* BEGIN *

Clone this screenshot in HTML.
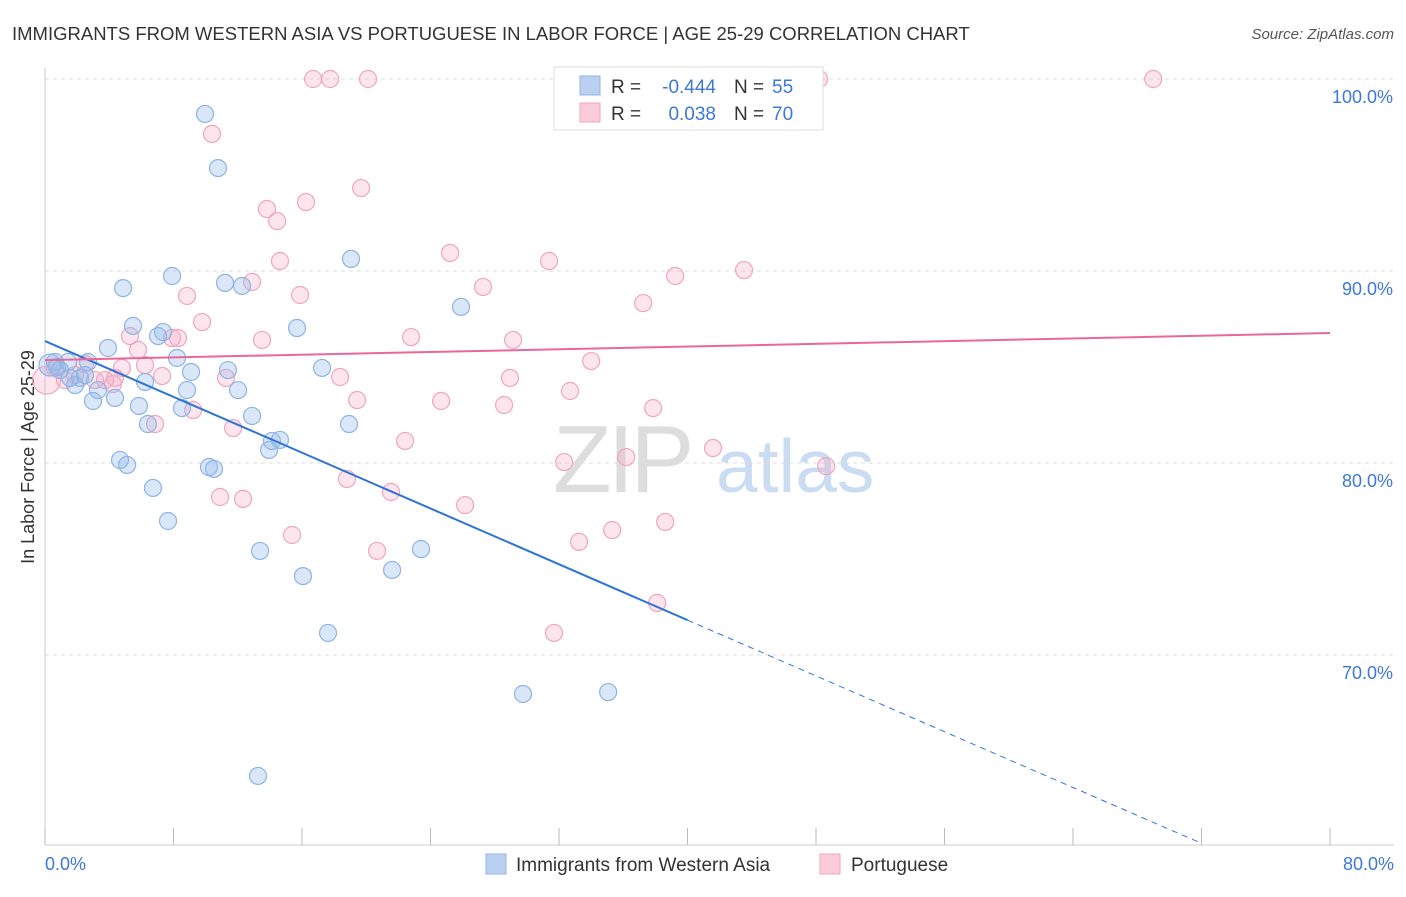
<!DOCTYPE html>
<html><head><meta charset="utf-8"><style>
body{margin:0;background:#fff;font-family:"Liberation Sans",sans-serif}
svg text{font-family:"Liberation Sans",sans-serif}
</style></head><body>
<svg id="chart" width="1406" height="892" viewBox="0 0 1406 892">
<text x="12" y="40" font-size="18.5" fill="#333">IMMIGRANTS FROM WESTERN ASIA VS PORTUGUESE IN LABOR FORCE | AGE 25-29 CORRELATION CHART</text>
<text x="1394" y="39" font-size="15" fill="#555" text-anchor="end" font-style="italic">Source: ZipAtlas.com</text>
<text transform="translate(34,457) rotate(-90)" font-size="18" fill="#333" text-anchor="middle">In Labor Force | Age 25-29</text>
<g><text x="553" y="492" font-size="96" fill="#ddd" font-family="Liberation Serif" letter-spacing="-4">ZIP</text><text x="716" y="492" font-size="75" fill="#c9dcf2">atlas</text></g>
<g id="grid"></g><g id="marks"></g>
<g>
<rect x="554" y="67" width="269" height="63" fill="#fff" stroke="#ddd"/>
<rect x="580" y="76" width="20" height="19" fill="#b9d0f0" stroke="#8fb4e3"/>
<text x="611" y="93" font-size="19" fill="#333">R =</text>
<text x="716" y="93" font-size="19" fill="#3b78d8" text-anchor="end">-0.444</text>
<text x="734" y="93" font-size="19" fill="#333">N =</text>
<text x="772" y="93" font-size="19" fill="#3b78d8">55</text>
<rect x="580" y="103" width="20" height="19" fill="#fbcbda" stroke="#f0a5bf"/>
<text x="611" y="120" font-size="19" fill="#333">R =</text>
<text x="716" y="120" font-size="19" fill="#3b78d8" text-anchor="end">0.038</text>
<text x="734" y="120" font-size="19" fill="#333">N =</text>
<text x="772" y="120" font-size="19" fill="#3b78d8">70</text>
</g>
<g>
<rect x="486" y="854" width="20" height="20" fill="#b9d0f0" stroke="#8fb4e3"/>
<text x="516" y="871" font-size="19" fill="#333">Immigrants from Western Asia</text>
<rect x="820" y="854" width="20" height="20" fill="#fbcbda" stroke="#f0a5bf"/>
<text x="851" y="871" font-size="19" fill="#333">Portuguese</text>
</g>
</svg>
<script>
const xTicks=[0,8,16,24,32,40,48,56,64,72,80];
const yTicks=[70,80,90,100];
const blueX=[0.62,0.75,1.43,1.87,2.18,2.68,2.99,3.30,3.92,4.36,4.86,5.11,5.48,5.85,6.23,6.41,6.72,7.04,7.35,7.66,7.91,8.22,8.53,8.84,9.09,9.96,10.21,10.52,10.77,11.21,11.39,12.02,12.27,12.89,13.39,13.95,14.13,14.63,15.69,16.06,17.25,17.62,18.93,19.05,21.61,23.41,25.9,29.76,35.06,13.26,1.56,2.49,0.93,4.67,0.31];
const blueY=[85.26,85.0,85.26,84.06,84.43,85.26,83.23,83.8,85.99,83.39,89.11,79.9,87.14,82.97,84.22,82.03,78.7,86.61,86.82,76.98,89.74,85.47,82.86,83.8,84.74,98.18,79.79,79.69,95.36,89.38,84.84,83.8,89.22,82.45,75.42,80.68,81.15,81.2,87.03,74.11,84.95,71.15,82.03,90.63,74.43,75.52,88.13,67.97,68.07,63.7,84.43,84.58,84.84,80.16,85.1];
const pinkX=[0.1,0.62,1.25,1.87,2.49,3.11,3.74,4.36,4.79,5.29,5.79,6.23,6.85,7.29,7.91,8.28,8.84,9.22,9.78,10.4,10.9,11.27,11.71,12.33,12.89,13.51,13.82,14.45,14.63,15.38,15.88,16.25,16.69,17.75,18.37,18.8,19.43,19.68,20.11,20.67,21.54,22.42,22.79,24.66,25.22,26.15,27.27,28.58,28.95,29.14,31.38,31.69,32.32,32.69,33.25,34.0,35.31,36.18,37.24,37.86,38.11,38.61,39.23,41.59,43.52,48.19,48.63,68.99,4.23];
const pinkY=[84.32,84.95,84.32,84.58,85.16,84.32,84.32,84.43,84.95,86.61,85.89,85.1,82.03,84.53,86.51,86.51,88.7,82.76,87.34,97.14,78.23,84.43,81.82,78.13,89.43,86.41,93.23,92.6,90.52,76.25,88.75,93.59,100,100,84.48,79.17,83.28,94.32,100,75.42,78.49,81.15,86.56,83.23,90.94,77.81,89.17,83.02,84.43,86.41,90.52,71.15,80.05,83.75,75.89,85.31,76.51,80.31,88.33,82.86,72.71,76.93,89.74,80.78,90.05,100,79.84,100,84.11];
const blueFit=[86.35,-0.3633];
const pinkFit=[85.36,0.0176];
const X=v=>45+v*1285/80, Y=v=>79+(100-v)*19.2;
const NS='http://www.w3.org/2000/svg';
function mk(p,t,a){const e=document.createElementNS(NS,t);for(const k in a)e.setAttribute(k,a[k]);p.appendChild(e);return e;}
const g=document.getElementById('grid'), m=document.getElementById('marks');
yTicks.forEach(t=>{
 const l=mk(g,'line',{x1:45,x2:1394,y1:Y(t),y2:Y(t),stroke:'#ddd','stroke-dasharray':'4,4'});
 
 
 const tx=mk(g,'text',{x:1393,y:Y(t)+24,'font-size':18,fill:'#3b78d8','text-anchor':'end'});tx.textContent=t.toFixed(1)+'%';
 
 
});
const ax=mk(g,'line',{x1:45,x2:45,y1:68,y2:845,stroke:'#ccc'});


const bx=mk(g,'line',{x1:45,x2:1394,y1:845,y2:845,stroke:'#ccc'});


xTicks.forEach(t=>{
 const l=mk(g,'line',{x1:X(t),x2:X(t),y1:828,y2:845,stroke:'#bbb'});
 
 
});
[[0,'start',45],[80,'end',1394]].forEach(([t,a,px])=>{
 const tx=mk(g,'text',{x:px,y:870,'font-size':18,fill:'#3b78d8','text-anchor':a});tx.textContent=t.toFixed(1)+'%';
 
 
});
pinkX.forEach((x,i)=>{
 const c=mk(m,'circle',{cx:X(x),cy:Y(pinkY[i]),r:i===0?14:8.5,fill:'rgba(244,170,196,0.3)',stroke:'#f0a5bf','stroke-width':1.2});
 
 
});
blueX.forEach((x,i)=>{
 const c=mk(m,'circle',{cx:X(x),cy:Y(blueY[i]),r:i===54?11:8.5,fill:'rgba(150,186,234,0.35)',stroke:'#8fb4e3','stroke-width':1.2});
 
 
});
const bl=mk(m,'line',{x1:X(0),y1:Y(blueFit[0]),x2:X(40),y2:Y(blueFit[0]+blueFit[1]*40),stroke:'#2f73d8','stroke-width':2});


const xe=71.9;
const bd=mk(m,'line',{x1:X(40),y1:Y(blueFit[0]+blueFit[1]*40),x2:X(xe),y2:Y(blueFit[0]+blueFit[1]*xe),stroke:'#2f73d8','stroke-width':1,'stroke-dasharray':'6,5'});


const pl=mk(m,'line',{x1:X(0),y1:Y(pinkFit[0]),x2:X(80),y2:Y(pinkFit[0]+pinkFit[1]*80),stroke:'#e8689a','stroke-width':2});


</script>
</body></html>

* END *

YOUR OBJECTIVE
Without the pictures, transcribe the listing above exactly.

FINAL ANSWER
Clone this screenshot in HTML.
<!DOCTYPE html>
<html><head><meta charset="utf-8"><style>
body{margin:0;background:#fff;font-family:"Liberation Sans",sans-serif}
svg text{font-family:"Liberation Sans",sans-serif}
</style></head><body>
<svg id="chart" width="1406" height="892" viewBox="0 0 1406 892">
<text x="12" y="40" font-size="18.5" fill="#333">IMMIGRANTS FROM WESTERN ASIA VS PORTUGUESE IN LABOR FORCE | AGE 25-29 CORRELATION CHART</text>
<text x="1394" y="39" font-size="15" fill="#555" text-anchor="end" font-style="italic">Source: ZipAtlas.com</text>
<text transform="translate(34,457) rotate(-90)" font-size="18" fill="#333" text-anchor="middle">In Labor Force | Age 25-29</text>
<g><text x="553" y="492" font-size="96" fill="#ddd" font-family="Liberation Serif" letter-spacing="-4">ZIP</text><text x="716" y="492" font-size="75" fill="#c9dcf2">atlas</text></g>
<g id="grid"></g><g id="marks"></g>
<g>
<rect x="554" y="67" width="269" height="63" fill="#fff" stroke="#ddd"/>
<rect x="580" y="76" width="20" height="19" fill="#b9d0f0" stroke="#8fb4e3"/>
<text x="611" y="93" font-size="19" fill="#333">R =</text>
<text x="716" y="93" font-size="19" fill="#3b78d8" text-anchor="end">-0.444</text>
<text x="734" y="93" font-size="19" fill="#333">N =</text>
<text x="772" y="93" font-size="19" fill="#3b78d8">55</text>
<rect x="580" y="103" width="20" height="19" fill="#fbcbda" stroke="#f0a5bf"/>
<text x="611" y="120" font-size="19" fill="#333">R =</text>
<text x="716" y="120" font-size="19" fill="#3b78d8" text-anchor="end">0.038</text>
<text x="734" y="120" font-size="19" fill="#333">N =</text>
<text x="772" y="120" font-size="19" fill="#3b78d8">70</text>
</g>
<g>
<rect x="486" y="854" width="20" height="20" fill="#b9d0f0" stroke="#8fb4e3"/>
<text x="516" y="871" font-size="19" fill="#333">Immigrants from Western Asia</text>
<rect x="820" y="854" width="20" height="20" fill="#fbcbda" stroke="#f0a5bf"/>
<text x="851" y="871" font-size="19" fill="#333">Portuguese</text>
</g>
</svg>
<script>
const xTicks=[0,8,16,24,32,40,48,56,64,72,80];
const yTicks=[70,80,90,100];
const blueX=[0.62,0.75,1.43,1.87,2.18,2.68,2.99,3.30,3.92,4.36,4.86,5.11,5.48,5.85,6.23,6.41,6.72,7.04,7.35,7.66,7.91,8.22,8.53,8.84,9.09,9.96,10.21,10.52,10.77,11.21,11.39,12.02,12.27,12.89,13.39,13.95,14.13,14.63,15.69,16.06,17.25,17.62,18.93,19.05,21.61,23.41,25.9,29.76,35.06,13.26,1.56,2.49,0.93,4.67,0.31];
const blueY=[85.26,85.0,85.26,84.06,84.43,85.26,83.23,83.8,85.99,83.39,89.11,79.9,87.14,82.97,84.22,82.03,78.7,86.61,86.82,76.98,89.74,85.47,82.86,83.8,84.74,98.18,79.79,79.69,95.36,89.38,84.84,83.8,89.22,82.45,75.42,80.68,81.15,81.2,87.03,74.11,84.95,71.15,82.03,90.63,74.43,75.52,88.13,67.97,68.07,63.7,84.43,84.58,84.84,80.16,85.1];
const pinkX=[0.1,0.62,1.25,1.87,2.49,3.11,3.74,4.36,4.79,5.29,5.79,6.23,6.85,7.29,7.91,8.28,8.84,9.22,9.78,10.4,10.9,11.27,11.71,12.33,12.89,13.51,13.82,14.45,14.63,15.38,15.88,16.25,16.69,17.75,18.37,18.8,19.43,19.68,20.11,20.67,21.54,22.42,22.79,24.66,25.22,26.15,27.27,28.58,28.95,29.14,31.38,31.69,32.32,32.69,33.25,34.0,35.31,36.18,37.24,37.86,38.11,38.61,39.23,41.59,43.52,48.19,48.63,68.99,4.23];
const pinkY=[84.32,84.95,84.32,84.58,85.16,84.32,84.32,84.43,84.95,86.61,85.89,85.1,82.03,84.53,86.51,86.51,88.7,82.76,87.34,97.14,78.23,84.43,81.82,78.13,89.43,86.41,93.23,92.6,90.52,76.25,88.75,93.59,100,100,84.48,79.17,83.28,94.32,100,75.42,78.49,81.15,86.56,83.23,90.94,77.81,89.17,83.02,84.43,86.41,90.52,71.15,80.05,83.75,75.89,85.31,76.51,80.31,88.33,82.86,72.71,76.93,89.74,80.78,90.05,100,79.84,100,84.11];
const blueFit=[86.35,-0.3633];
const pinkFit=[85.36,0.0176];
const X=v=>45+v*1285/80, Y=v=>79+(100-v)*19.2;
const NS='http://www.w3.org/2000/svg';
function mk(p,t,a){const e=document.createElementNS(NS,t);for(const k in a)e.setAttribute(k,a[k]);p.appendChild(e);return e;}
const g=document.getElementById('grid'), m=document.getElementById('marks');
yTicks.forEach(t=>{
 const l=mk(g,'line',{x1:45,x2:1394,y1:Y(t),y2:Y(t),stroke:'#ddd','stroke-dasharray':'4,4'});
 
 
 const tx=mk(g,'text',{x:1393,y:Y(t)+24,'font-size':18,fill:'#3b78d8','text-anchor':'end'});tx.textContent=t.toFixed(1)+'%';
 
 
});
const ax=mk(g,'line',{x1:45,x2:45,y1:68,y2:845,stroke:'#ccc'});


const bx=mk(g,'line',{x1:45,x2:1394,y1:845,y2:845,stroke:'#ccc'});


xTicks.forEach(t=>{
 const l=mk(g,'line',{x1:X(t),x2:X(t),y1:828,y2:845,stroke:'#bbb'});
 
 
});
[[0,'start',45],[80,'end',1394]].forEach(([t,a,px])=>{
 const tx=mk(g,'text',{x:px,y:870,'font-size':18,fill:'#3b78d8','text-anchor':a});tx.textContent=t.toFixed(1)+'%';
 
 
});
pinkX.forEach((x,i)=>{
 const c=mk(m,'circle',{cx:X(x),cy:Y(pinkY[i]),r:i===0?14:8.5,fill:'rgba(244,170,196,0.3)',stroke:'#f0a5bf','stroke-width':1.2});
 
 
});
blueX.forEach((x,i)=>{
 const c=mk(m,'circle',{cx:X(x),cy:Y(blueY[i]),r:i===54?11:8.5,fill:'rgba(150,186,234,0.35)',stroke:'#8fb4e3','stroke-width':1.2});
 
 
});
const bl=mk(m,'line',{x1:X(0),y1:Y(blueFit[0]),x2:X(40),y2:Y(blueFit[0]+blueFit[1]*40),stroke:'#2f73d8','stroke-width':2});


const xe=71.9;
const bd=mk(m,'line',{x1:X(40),y1:Y(blueFit[0]+blueFit[1]*40),x2:X(xe),y2:Y(blueFit[0]+blueFit[1]*xe),stroke:'#2f73d8','stroke-width':1,'stroke-dasharray':'6,5'});


const pl=mk(m,'line',{x1:X(0),y1:Y(pinkFit[0]),x2:X(80),y2:Y(pinkFit[0]+pinkFit[1]*80),stroke:'#e8689a','stroke-width':2});


</script>
</body></html>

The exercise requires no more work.